I dont understand the wierd way BT do their networking. Normally on every other service I have ever used you just get a usable block of "real" static ip addresses and be done with it. None of this your hub has to get a public ip and then using that connection it grants you access to your BT assigned public ip addresses. What? I mean seriously!!!

 

maybe I am just being dumb (has been known in the last!)

 

any help would be really appreciated.

 

thanks,

 

Paul

 

3 REPLIES 3

paulow1978
Member

I got further with this.

 

Amazingly after finding a post on the internet about a possible internal BT routing issue and the peer addressing system not being set up correctly, i followed the posts advise and upgrade to 13 public ip addresses. Guess what? suddenly I can ping the public ip address and login to my firewall!

 

well, thats not quite the end of the story....I am still as yet unable to assign multiple static ip addresses to one device (i.e. my sonicwall firewall wan port).
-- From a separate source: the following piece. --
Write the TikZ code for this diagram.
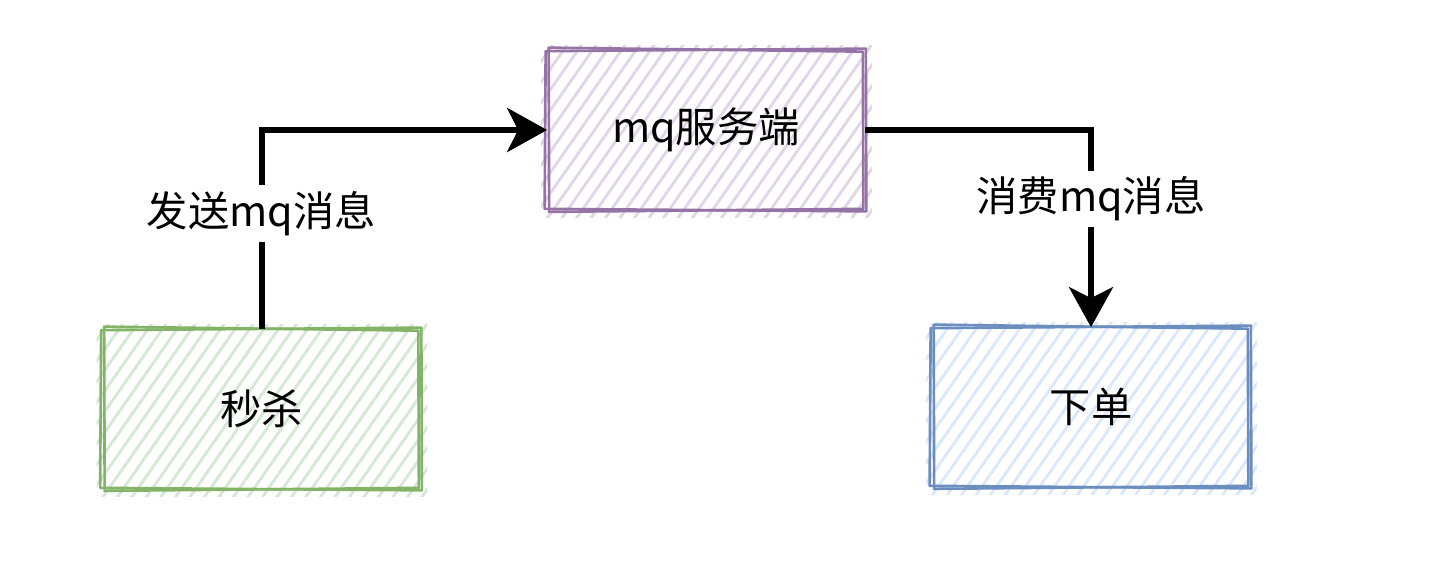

I have posted another trhead on that.

 

I find it unbelievable that BT can offer multiple static ip addresses but not actually be able to allow you to assign them to a firewall behind the BT business hub. This is industry standard in SMB's. I may be wrong and would like to be challenged on this but if indeed this is the case then i will be moving over to another ISP in the near future. If anyone at BT is reading this can you please help?

adrianc
Master User

Hi Paul,

 

Is the issue that the Sonic wall isn't pingable or that it isn't reachable? By default the Business Hub will block pings - you need to go into the firewall configuration and allow ping traffic through. It will still be reachable though even if pings are being blocked.

 

Adrian

andyt22
Power User

@paulow1978 wrote:
 

I dont understand the wierd way BT do their networking. Normally on every other service I have ever used you just get a usable block of "real" static ip addresses and be done with it. None of this your hub has to get a public ip and then using that connection it grants you access to your BT assigned public ip addresses. What? I mean seriously!!!

 

Using multiple static IP addresses on the BT Business Hub 3 is a bit of a black art - I've been in networks since 1995 and I too was totally flummoxed when I got my Business Infinity connection with 5 static IP addresses! It's nothing like anything else I've set up or used. Basically, it seems that the static IP addresses are super-netted onto an ordinary dynamic IP address (the sort that non- static IP customers have) and for some strange reason, you need to have the Hub 3's internal DHCP server enabled otherwise the static IP addresses simply won't work.
I've also discovered that there doesn't seem to be a way of assigning multiple static IP addresses to the same physical network interface on a computer - with other broadband connections I'd typically run two DNS servers for different domains on the same NIC on the same host server but on different IP addresses but it seems the Hub 3 will only let you use one of your static IP addresses per MAC address. Actually, you can set these addresses statically on the server itself but the hub will only allow data to pass through to one of them.